More like Age of Ex-STINK-tion, amiright? (*crickets*)
Michael Bay’s Transformers series has been a divisive one to say the very least. While most of the online community seems to utter a collective groan of disgust every time another one is announced, the movies themselves have been nothing short of crack cocaine at the box office, with the *lowest* grossing entry of the franchise still managing to reel in over $700 million. Say what you want about Bay’s technique; there’s no denying that the guy knows how to make money faster than Jack Donaghy.
But if you thought for one second that Bay would call it a day after 2014’s Age of Extinction, retire, and quietly spend the rest of his days floating in the swimming pool filled with Velveeta cheese that his hard work had earned him, well think again! The man who treats restraint like Jack McCoy treats a hostile witness, for Christ’s sake!

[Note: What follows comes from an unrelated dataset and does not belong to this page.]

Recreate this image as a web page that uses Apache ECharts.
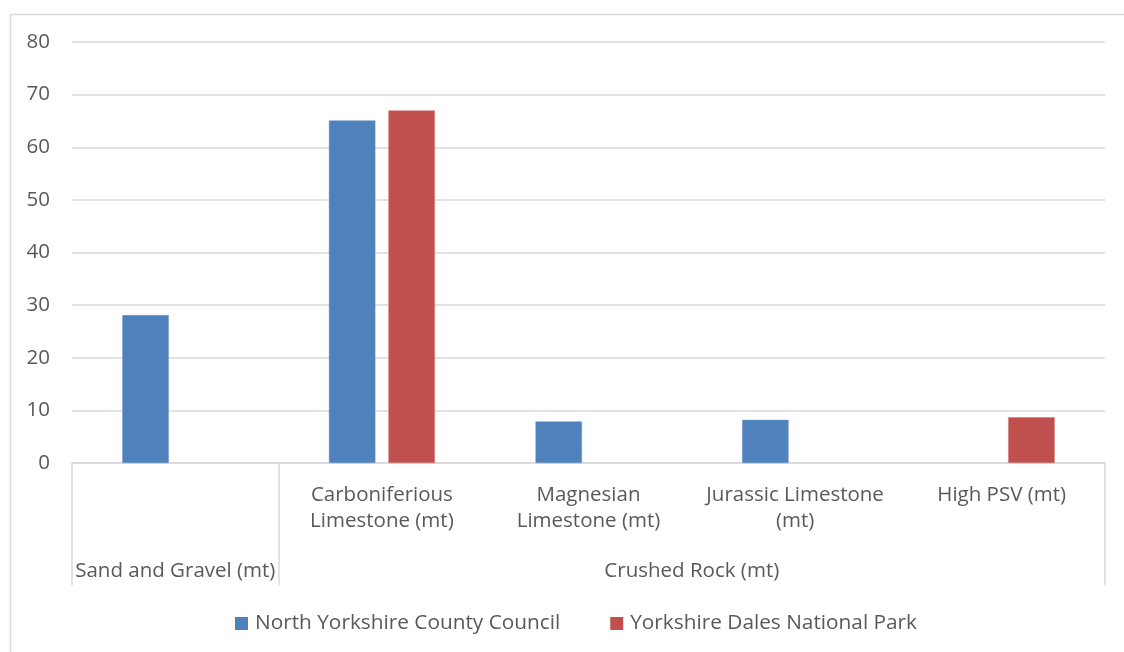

While promoting his latest non-robot fighting film, 13 Hours: The Secret Soldiers of Benghazi, Bay spoke to Rolling Stone about his plans for the Transformers franchise.
I’m doing Transformers … 5, is it? I’ve taken on a lot of work. … It’s fun to do a movie that 100 million people will see. But this is the last one. I have to pass the reins to someone else. J.J. (Abrams) told me, ‘You’re the only guy that could do this.’ But it’s time to move on. One more.
You gotta love how even Bay is starting to lose track of where he is in the Transformers saga at this point. Either his movies are starting to become as monotonous and interchangeable to him as they are to the rest of us, or as I believe, he’s become so rich because of them that he’s grown nearly incapable of recognizing a number as low as 5 without ten zeros attached to it.
Seriously though, as someone who has both never seen a Transformers movie start to finish and yet talks about them like they’re the death of filmmaking, I say power to him. His movies *are* a source of enjoyment for millions of people, for better or for worse, in the same way that many (some) of us still consider Adam Sandler funny. As long as he keeps making more money than entire economies with each successive entry, who are we to tell him when enough is enough?